* TASK PROMPT
Copy nothing but the part that opens with the line containing "Recreate this image" and closes with the line containing "Chart.register(...registerables);". Do not include pictures.

* TASK INPUTS
::::::::

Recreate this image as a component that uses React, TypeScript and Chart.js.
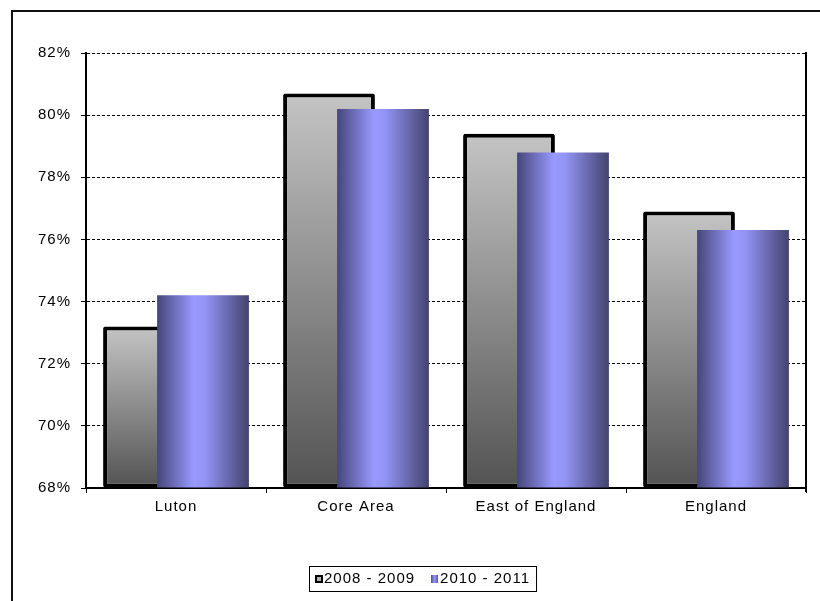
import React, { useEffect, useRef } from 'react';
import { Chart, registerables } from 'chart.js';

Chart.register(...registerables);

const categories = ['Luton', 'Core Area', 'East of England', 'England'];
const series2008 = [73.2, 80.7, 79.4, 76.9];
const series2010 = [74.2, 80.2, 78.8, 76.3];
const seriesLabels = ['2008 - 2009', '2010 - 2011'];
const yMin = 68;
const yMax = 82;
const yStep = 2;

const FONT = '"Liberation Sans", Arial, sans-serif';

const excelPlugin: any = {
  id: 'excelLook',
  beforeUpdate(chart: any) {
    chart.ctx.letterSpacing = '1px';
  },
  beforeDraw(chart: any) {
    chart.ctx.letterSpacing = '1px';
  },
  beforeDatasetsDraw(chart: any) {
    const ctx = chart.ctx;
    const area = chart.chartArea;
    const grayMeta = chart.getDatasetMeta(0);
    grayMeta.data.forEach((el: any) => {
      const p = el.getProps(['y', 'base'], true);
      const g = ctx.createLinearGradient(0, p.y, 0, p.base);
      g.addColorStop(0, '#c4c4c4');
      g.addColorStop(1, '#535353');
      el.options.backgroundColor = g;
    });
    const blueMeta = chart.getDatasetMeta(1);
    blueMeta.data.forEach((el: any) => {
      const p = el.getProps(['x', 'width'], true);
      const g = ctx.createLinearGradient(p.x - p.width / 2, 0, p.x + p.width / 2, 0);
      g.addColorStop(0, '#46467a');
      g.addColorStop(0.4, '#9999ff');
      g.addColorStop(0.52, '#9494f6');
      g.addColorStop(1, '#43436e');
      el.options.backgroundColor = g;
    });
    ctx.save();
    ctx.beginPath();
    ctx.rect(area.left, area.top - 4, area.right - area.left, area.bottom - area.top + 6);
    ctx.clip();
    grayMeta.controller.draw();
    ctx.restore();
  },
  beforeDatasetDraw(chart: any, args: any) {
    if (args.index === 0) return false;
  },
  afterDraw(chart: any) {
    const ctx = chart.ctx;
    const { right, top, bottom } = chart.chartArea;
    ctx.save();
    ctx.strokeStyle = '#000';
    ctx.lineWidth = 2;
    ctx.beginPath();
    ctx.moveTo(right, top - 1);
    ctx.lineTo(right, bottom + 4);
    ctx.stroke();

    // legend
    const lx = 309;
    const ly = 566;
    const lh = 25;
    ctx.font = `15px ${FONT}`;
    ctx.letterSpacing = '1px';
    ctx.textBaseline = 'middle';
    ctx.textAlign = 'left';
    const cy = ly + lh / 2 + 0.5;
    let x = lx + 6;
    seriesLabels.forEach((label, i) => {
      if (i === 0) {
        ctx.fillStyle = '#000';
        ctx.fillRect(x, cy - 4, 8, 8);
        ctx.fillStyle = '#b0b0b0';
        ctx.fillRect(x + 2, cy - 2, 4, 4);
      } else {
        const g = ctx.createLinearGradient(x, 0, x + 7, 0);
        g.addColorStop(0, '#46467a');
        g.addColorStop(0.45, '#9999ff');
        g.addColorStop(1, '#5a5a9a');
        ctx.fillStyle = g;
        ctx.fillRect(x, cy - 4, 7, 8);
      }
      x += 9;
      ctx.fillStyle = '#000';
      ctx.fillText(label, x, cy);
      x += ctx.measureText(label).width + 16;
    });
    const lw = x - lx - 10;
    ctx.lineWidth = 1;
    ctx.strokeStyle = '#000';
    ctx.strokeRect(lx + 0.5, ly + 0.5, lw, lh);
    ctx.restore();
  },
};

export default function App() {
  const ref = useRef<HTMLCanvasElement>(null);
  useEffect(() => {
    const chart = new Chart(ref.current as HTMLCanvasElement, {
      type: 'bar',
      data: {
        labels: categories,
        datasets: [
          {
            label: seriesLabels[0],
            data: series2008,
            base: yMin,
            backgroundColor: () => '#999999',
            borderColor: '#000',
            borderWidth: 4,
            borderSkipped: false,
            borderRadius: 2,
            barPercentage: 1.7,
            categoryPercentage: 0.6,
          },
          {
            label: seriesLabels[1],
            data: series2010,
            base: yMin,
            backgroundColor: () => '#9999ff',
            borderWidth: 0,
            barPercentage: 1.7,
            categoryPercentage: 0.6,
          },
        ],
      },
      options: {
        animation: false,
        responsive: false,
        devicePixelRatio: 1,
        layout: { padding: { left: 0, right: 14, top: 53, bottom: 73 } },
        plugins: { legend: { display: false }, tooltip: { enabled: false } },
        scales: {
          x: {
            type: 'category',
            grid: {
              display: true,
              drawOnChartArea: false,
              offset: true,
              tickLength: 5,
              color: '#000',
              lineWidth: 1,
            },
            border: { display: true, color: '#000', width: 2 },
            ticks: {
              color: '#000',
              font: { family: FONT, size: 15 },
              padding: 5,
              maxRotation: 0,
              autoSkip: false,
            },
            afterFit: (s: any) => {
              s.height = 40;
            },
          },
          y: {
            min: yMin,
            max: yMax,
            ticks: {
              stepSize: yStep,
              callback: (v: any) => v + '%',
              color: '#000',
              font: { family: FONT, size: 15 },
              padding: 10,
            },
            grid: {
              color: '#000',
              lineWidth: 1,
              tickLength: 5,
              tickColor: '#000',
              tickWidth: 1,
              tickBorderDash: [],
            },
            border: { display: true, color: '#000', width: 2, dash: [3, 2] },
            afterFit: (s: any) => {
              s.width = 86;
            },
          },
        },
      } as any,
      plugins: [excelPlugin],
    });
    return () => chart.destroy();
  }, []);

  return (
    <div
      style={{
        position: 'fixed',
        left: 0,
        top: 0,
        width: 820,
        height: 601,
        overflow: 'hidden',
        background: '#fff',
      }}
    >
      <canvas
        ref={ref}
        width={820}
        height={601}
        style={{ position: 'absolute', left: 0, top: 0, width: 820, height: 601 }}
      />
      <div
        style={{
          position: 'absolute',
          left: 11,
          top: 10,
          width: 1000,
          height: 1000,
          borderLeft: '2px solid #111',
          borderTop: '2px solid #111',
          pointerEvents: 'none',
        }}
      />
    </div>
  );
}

::::::::

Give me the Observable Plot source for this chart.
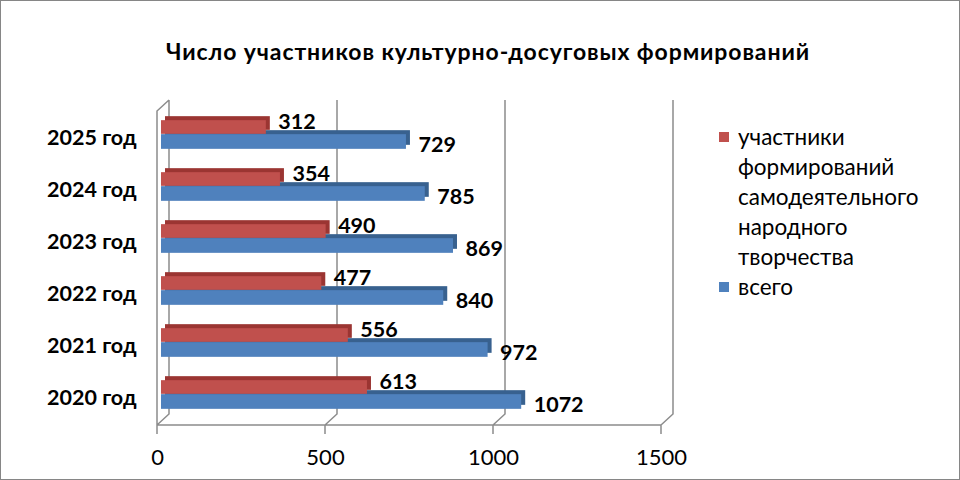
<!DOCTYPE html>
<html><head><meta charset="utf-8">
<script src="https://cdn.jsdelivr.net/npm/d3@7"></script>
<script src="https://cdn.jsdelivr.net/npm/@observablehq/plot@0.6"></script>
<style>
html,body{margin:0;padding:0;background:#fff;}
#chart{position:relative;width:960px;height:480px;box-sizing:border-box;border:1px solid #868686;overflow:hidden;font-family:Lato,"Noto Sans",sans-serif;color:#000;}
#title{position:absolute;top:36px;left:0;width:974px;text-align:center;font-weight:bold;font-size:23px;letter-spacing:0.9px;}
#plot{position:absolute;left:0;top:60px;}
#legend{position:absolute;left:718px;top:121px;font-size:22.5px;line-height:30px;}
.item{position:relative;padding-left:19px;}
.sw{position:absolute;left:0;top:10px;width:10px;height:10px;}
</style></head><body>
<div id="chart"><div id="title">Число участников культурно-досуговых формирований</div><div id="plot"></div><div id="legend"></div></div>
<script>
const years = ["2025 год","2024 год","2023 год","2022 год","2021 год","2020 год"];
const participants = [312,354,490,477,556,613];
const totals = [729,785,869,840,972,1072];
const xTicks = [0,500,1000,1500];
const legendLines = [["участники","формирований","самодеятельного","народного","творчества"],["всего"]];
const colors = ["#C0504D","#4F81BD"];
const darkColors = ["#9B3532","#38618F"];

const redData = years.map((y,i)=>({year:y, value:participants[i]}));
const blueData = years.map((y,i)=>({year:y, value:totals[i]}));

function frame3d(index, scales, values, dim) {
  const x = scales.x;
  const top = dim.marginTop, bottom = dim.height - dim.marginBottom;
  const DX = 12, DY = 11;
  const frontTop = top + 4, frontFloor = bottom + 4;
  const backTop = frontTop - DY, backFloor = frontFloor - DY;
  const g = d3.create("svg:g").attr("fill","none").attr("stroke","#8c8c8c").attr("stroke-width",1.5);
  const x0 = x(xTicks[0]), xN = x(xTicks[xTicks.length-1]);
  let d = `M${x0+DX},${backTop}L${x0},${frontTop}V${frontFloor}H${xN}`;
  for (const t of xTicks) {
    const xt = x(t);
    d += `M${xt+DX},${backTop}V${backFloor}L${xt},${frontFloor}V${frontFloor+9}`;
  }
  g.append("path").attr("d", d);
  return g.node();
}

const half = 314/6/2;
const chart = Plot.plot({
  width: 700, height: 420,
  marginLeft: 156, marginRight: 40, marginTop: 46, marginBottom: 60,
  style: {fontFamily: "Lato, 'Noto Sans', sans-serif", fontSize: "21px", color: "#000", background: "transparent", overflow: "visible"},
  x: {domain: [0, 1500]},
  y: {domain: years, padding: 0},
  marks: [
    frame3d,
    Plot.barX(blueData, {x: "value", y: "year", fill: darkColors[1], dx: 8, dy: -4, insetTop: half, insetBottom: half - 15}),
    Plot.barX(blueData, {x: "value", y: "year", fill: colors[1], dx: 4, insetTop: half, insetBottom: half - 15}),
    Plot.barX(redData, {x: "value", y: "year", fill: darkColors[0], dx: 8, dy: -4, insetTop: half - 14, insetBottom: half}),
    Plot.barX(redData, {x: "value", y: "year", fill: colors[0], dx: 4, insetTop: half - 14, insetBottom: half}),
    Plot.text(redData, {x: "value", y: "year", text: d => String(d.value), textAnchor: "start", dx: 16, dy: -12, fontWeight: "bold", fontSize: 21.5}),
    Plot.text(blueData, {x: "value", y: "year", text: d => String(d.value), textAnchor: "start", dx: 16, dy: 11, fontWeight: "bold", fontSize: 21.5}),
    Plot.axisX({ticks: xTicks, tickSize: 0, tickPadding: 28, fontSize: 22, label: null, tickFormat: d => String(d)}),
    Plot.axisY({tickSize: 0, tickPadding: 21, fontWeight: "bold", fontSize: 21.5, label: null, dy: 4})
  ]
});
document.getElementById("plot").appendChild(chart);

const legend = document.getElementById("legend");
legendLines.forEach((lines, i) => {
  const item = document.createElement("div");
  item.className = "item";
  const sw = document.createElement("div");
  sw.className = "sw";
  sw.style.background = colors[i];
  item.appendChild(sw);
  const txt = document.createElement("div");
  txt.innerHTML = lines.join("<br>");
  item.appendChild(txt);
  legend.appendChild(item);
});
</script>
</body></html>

::::::::

* SOLUTION TO THIS TASK
Recreate this image as a component that uses React, TypeScript and Chart.js.
import React, { useEffect, useRef } from 'react';
import { Chart, registerables } from 'chart.js';

Chart.register(...registerables);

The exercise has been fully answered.